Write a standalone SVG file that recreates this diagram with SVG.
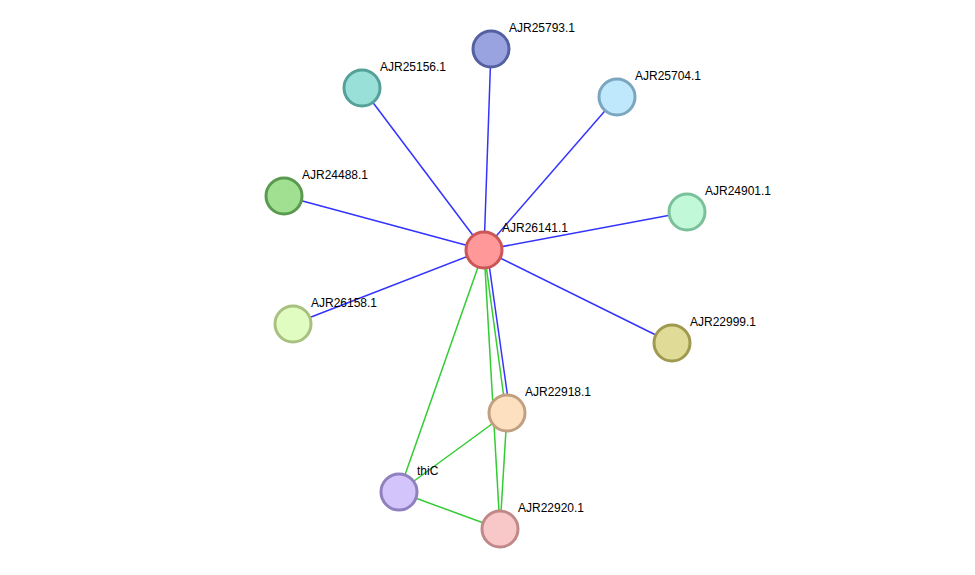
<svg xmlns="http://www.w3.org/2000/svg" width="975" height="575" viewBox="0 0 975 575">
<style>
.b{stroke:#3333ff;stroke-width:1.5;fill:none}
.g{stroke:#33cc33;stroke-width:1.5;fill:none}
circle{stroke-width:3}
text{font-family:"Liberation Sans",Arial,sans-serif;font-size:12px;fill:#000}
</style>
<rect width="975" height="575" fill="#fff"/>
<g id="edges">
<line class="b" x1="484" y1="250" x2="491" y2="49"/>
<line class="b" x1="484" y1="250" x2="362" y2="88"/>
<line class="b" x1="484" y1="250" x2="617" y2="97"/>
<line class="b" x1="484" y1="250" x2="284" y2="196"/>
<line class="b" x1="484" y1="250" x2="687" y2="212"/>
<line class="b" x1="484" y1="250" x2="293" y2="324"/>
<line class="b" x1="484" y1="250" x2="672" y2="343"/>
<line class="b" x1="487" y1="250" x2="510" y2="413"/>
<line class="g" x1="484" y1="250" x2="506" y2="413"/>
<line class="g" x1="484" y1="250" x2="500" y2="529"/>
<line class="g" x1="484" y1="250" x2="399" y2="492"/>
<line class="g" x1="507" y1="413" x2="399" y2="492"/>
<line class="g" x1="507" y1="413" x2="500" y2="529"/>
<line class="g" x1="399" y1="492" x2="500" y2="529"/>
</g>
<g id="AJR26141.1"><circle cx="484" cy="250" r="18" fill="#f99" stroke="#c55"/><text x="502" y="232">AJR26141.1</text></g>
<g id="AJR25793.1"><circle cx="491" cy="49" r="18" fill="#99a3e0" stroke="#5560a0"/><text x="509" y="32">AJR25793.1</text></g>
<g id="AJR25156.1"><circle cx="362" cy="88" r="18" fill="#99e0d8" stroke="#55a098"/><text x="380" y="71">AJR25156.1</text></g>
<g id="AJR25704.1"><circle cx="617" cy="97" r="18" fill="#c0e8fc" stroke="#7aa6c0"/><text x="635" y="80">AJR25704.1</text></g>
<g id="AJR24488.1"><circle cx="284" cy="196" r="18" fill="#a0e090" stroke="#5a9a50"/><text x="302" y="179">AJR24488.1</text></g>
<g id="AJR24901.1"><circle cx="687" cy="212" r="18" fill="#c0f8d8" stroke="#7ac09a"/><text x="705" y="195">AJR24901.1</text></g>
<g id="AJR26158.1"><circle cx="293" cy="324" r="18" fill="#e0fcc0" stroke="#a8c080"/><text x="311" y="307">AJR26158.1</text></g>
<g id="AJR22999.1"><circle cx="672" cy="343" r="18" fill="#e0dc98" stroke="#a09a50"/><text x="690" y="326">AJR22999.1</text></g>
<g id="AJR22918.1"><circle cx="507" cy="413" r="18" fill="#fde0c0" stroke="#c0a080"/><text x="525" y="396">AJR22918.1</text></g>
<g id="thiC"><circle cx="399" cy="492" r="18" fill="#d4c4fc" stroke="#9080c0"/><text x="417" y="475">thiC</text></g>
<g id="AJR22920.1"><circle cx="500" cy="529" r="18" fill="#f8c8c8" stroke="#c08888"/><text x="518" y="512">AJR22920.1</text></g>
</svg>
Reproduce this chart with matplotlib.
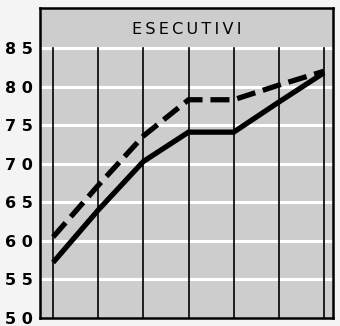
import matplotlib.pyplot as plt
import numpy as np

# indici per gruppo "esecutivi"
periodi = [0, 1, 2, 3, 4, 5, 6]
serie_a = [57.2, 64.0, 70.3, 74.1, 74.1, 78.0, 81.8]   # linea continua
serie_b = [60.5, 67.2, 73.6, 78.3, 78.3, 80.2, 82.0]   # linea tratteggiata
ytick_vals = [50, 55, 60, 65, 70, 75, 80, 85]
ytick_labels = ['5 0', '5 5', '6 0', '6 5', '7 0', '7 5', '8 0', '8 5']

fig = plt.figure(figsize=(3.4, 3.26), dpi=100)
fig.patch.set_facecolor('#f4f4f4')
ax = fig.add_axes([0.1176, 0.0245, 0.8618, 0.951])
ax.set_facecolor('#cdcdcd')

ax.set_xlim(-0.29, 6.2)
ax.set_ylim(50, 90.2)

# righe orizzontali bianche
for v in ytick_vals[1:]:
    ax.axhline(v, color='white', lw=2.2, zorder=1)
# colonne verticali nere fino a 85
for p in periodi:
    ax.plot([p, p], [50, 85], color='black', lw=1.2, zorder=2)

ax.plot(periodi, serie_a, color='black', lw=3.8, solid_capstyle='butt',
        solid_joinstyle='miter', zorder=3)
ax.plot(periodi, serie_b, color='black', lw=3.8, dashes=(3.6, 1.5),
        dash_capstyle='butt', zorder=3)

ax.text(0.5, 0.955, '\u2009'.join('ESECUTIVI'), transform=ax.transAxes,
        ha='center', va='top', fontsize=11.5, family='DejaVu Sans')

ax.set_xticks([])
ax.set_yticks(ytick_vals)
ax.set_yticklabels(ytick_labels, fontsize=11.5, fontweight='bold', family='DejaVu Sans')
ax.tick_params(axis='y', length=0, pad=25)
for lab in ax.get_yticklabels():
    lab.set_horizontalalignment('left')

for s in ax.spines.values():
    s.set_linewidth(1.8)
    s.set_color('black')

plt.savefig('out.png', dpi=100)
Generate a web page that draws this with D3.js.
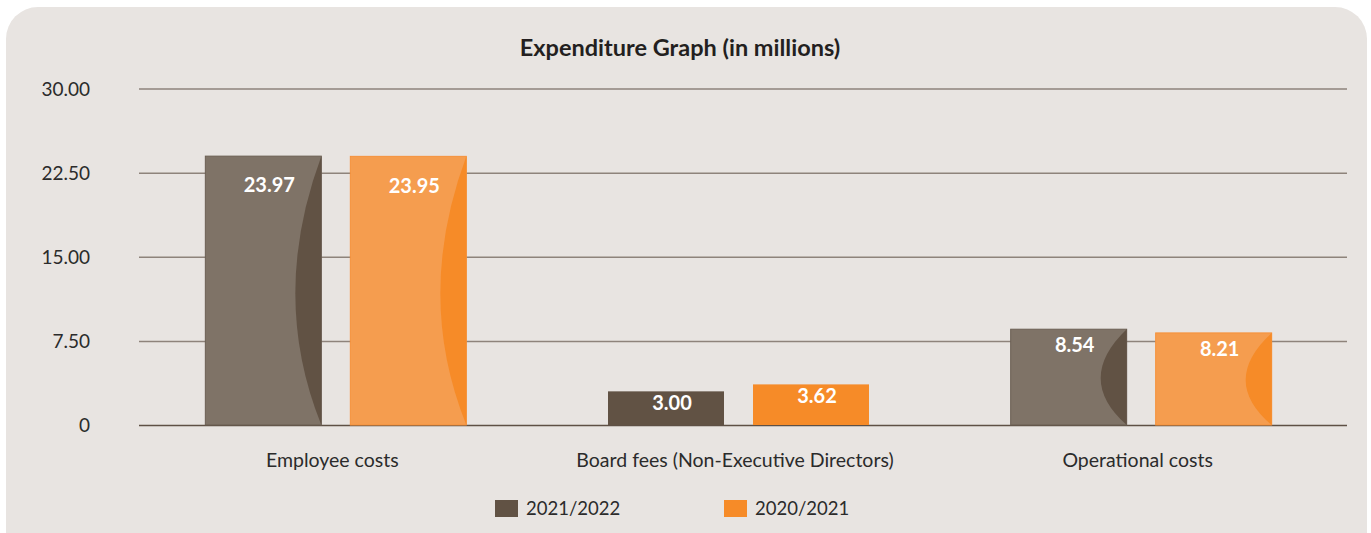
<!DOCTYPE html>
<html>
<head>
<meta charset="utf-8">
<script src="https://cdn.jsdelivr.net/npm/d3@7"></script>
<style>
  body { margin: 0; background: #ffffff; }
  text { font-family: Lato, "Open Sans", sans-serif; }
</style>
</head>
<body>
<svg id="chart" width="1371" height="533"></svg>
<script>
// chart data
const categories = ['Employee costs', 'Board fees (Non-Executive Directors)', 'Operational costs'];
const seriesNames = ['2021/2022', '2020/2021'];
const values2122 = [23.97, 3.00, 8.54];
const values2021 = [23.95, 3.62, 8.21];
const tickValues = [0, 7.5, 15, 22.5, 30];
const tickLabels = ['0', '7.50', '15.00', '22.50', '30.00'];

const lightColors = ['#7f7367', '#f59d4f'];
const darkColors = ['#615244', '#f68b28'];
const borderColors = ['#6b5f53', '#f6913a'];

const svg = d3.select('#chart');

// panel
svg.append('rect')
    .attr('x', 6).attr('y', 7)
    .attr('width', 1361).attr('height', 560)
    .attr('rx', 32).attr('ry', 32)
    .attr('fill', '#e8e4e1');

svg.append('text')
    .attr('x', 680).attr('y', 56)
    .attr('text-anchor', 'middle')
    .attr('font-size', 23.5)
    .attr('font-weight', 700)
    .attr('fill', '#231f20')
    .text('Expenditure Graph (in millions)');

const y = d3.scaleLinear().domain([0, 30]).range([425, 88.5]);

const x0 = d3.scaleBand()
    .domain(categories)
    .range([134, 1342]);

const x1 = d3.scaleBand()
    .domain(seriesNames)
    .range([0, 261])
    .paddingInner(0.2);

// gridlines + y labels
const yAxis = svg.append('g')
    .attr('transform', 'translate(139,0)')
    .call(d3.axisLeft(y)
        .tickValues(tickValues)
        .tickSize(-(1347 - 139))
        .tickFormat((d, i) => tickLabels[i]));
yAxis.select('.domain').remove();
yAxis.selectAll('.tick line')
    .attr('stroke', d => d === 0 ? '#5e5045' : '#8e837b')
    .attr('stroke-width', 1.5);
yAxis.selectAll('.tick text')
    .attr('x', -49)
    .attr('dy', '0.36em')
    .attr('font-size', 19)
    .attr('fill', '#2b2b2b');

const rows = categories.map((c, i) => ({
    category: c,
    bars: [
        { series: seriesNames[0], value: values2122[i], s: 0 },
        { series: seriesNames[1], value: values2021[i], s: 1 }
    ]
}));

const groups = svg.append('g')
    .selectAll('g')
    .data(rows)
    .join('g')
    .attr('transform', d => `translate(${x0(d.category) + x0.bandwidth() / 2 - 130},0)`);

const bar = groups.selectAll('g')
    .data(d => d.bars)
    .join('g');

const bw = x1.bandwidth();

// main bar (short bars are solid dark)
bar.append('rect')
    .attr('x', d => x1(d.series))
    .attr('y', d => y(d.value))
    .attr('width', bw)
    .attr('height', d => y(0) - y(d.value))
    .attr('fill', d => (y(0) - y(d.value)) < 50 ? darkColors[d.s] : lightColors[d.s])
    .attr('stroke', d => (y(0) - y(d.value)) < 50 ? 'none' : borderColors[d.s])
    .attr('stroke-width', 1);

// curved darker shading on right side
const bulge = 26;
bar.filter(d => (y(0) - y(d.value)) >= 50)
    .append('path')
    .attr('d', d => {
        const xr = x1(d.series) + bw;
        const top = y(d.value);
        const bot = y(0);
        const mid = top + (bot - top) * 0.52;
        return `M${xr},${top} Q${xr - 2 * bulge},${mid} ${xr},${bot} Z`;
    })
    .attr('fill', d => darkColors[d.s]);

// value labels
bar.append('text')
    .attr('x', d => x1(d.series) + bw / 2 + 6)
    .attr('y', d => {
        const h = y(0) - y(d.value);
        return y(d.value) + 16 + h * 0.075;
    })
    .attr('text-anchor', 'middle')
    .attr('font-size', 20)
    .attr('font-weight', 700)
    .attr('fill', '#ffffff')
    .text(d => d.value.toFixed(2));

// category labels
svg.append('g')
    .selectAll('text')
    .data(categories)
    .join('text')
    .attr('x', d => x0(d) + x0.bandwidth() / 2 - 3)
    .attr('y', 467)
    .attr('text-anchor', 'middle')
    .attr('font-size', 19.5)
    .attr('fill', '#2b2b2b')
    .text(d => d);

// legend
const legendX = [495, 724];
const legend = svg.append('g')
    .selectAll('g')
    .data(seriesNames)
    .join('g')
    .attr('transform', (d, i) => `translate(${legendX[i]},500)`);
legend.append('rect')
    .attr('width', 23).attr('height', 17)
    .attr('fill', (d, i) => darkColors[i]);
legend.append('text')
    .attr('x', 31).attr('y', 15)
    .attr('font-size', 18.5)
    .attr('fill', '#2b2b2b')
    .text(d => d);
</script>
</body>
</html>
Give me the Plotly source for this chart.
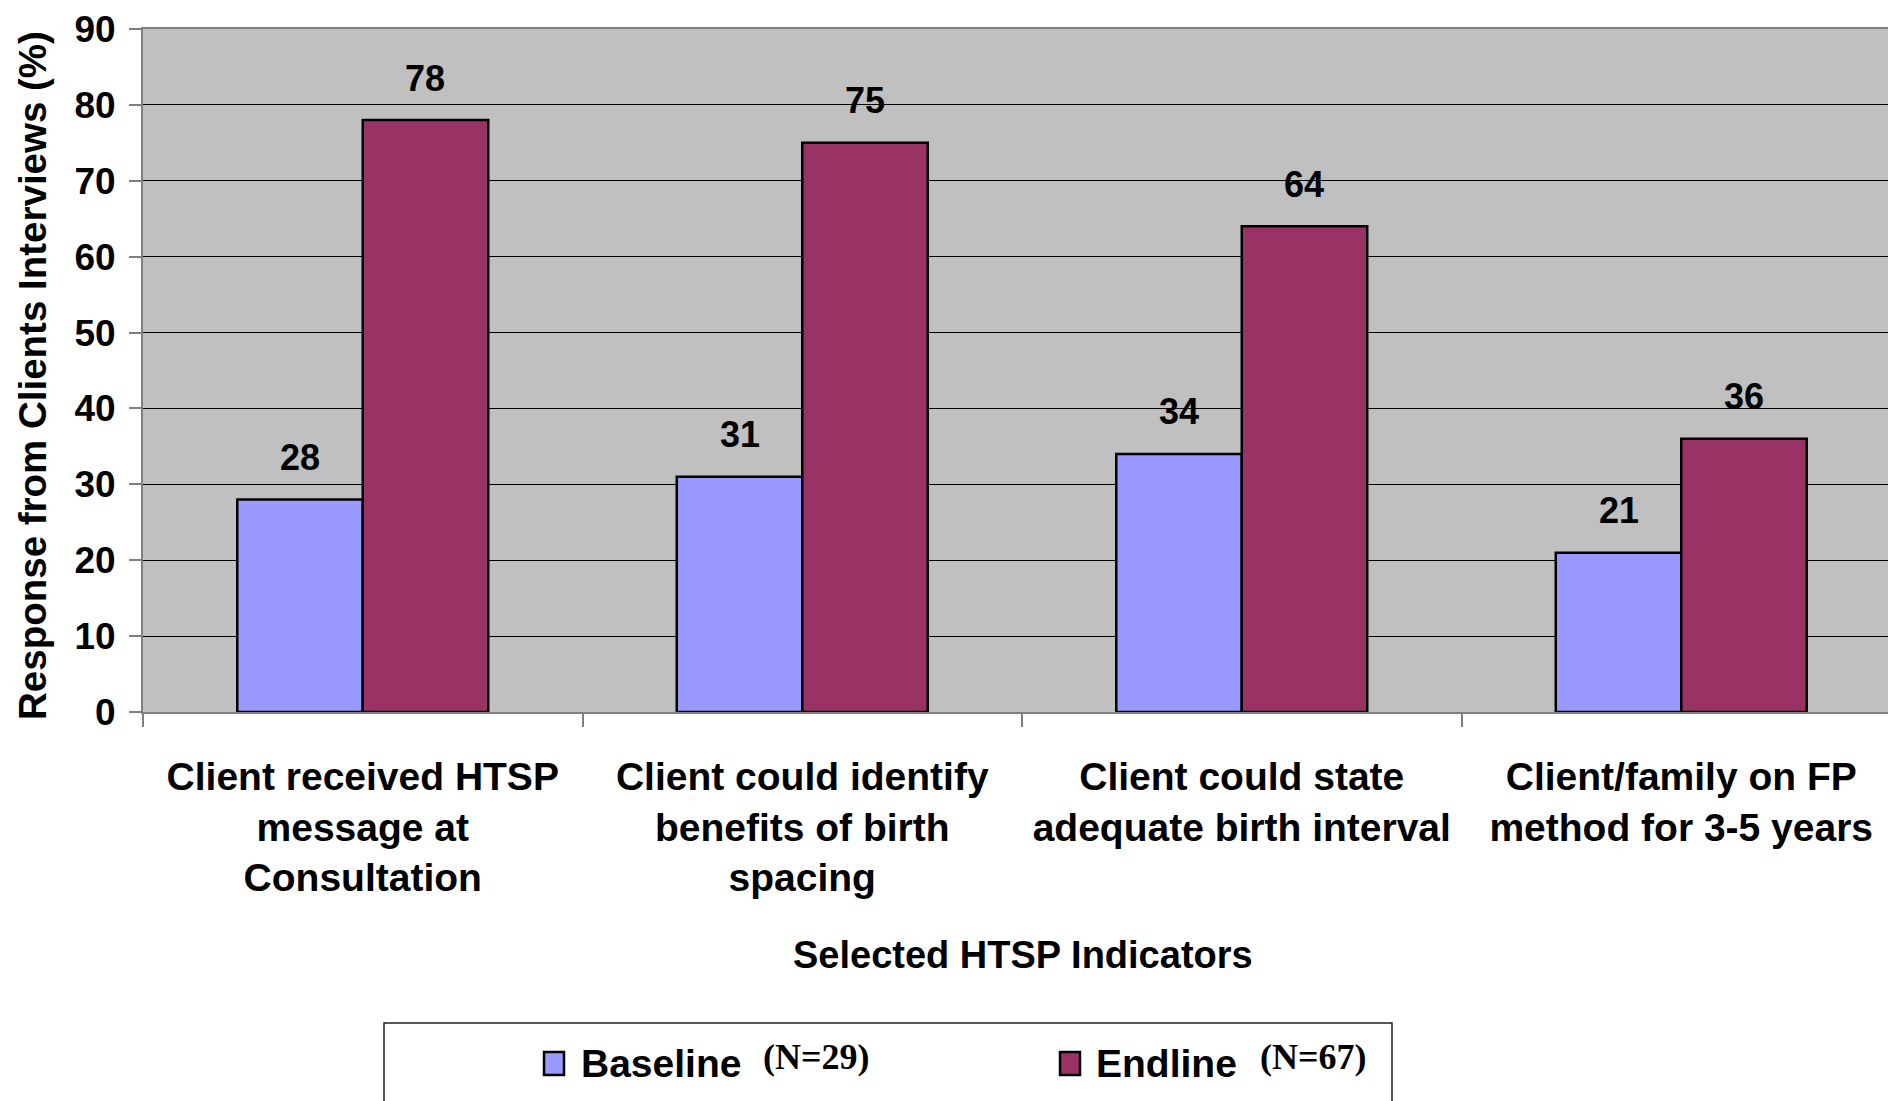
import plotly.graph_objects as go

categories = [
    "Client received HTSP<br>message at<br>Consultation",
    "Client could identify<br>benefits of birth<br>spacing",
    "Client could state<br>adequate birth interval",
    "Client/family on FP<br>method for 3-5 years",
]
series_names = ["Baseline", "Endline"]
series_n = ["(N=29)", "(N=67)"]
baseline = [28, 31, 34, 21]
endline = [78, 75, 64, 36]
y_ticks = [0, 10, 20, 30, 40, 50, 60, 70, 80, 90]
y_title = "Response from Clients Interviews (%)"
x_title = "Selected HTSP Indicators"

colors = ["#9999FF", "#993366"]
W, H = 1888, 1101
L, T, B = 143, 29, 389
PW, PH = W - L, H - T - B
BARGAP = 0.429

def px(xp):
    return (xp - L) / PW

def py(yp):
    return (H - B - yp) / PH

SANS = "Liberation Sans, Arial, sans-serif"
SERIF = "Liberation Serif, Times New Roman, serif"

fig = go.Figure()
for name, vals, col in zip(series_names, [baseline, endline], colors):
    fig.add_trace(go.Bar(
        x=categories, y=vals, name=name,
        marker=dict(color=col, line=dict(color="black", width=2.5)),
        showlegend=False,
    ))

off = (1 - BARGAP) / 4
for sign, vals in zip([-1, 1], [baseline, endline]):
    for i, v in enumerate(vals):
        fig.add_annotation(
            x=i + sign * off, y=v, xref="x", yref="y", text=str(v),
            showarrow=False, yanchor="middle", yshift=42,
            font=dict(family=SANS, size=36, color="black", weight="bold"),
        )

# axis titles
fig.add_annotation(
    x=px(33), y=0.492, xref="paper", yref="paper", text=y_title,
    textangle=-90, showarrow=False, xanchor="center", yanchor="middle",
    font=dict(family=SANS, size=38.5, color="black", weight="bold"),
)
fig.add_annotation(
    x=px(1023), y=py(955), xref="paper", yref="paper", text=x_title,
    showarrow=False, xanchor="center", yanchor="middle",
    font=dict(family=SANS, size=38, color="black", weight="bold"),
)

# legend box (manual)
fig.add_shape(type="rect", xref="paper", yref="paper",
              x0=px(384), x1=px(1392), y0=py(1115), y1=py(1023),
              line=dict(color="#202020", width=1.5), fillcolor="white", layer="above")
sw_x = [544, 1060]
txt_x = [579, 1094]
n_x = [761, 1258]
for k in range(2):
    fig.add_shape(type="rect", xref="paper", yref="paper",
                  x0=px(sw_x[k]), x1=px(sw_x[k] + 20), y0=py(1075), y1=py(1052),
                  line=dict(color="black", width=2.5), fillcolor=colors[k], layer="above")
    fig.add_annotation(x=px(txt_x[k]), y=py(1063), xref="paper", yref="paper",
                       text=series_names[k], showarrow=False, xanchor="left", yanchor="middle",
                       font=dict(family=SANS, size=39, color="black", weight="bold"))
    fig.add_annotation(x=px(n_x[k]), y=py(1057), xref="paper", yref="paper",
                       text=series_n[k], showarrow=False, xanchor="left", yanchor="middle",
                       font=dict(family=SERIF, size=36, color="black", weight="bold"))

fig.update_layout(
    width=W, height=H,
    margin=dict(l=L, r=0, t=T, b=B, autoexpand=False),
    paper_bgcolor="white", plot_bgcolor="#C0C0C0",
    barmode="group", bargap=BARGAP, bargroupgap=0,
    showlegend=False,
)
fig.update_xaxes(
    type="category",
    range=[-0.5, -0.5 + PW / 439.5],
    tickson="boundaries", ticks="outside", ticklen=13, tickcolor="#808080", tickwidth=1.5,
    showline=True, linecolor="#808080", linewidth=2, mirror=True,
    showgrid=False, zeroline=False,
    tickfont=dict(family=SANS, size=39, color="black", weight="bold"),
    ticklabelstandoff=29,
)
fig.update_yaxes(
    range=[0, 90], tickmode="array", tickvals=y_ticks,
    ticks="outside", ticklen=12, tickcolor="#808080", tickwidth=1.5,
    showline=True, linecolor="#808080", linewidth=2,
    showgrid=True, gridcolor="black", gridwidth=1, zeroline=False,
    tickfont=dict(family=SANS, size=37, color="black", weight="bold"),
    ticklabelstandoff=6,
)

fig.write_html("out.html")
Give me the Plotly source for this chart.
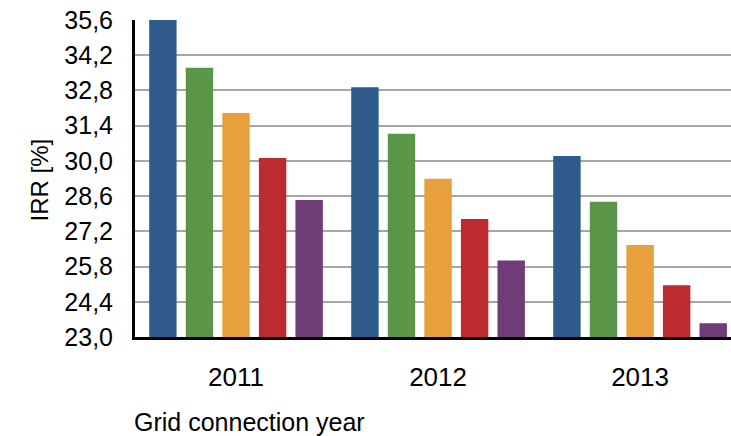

..............................

Reproduce, word for word, only the lines in the records above from the line with "Reproduce this chart with matplotlib." through the line with "import numpy as np", including both ends; omit the pictures.

Answer to this problem —
Reproduce this chart with matplotlib.
import matplotlib.pyplot as plt
import numpy as np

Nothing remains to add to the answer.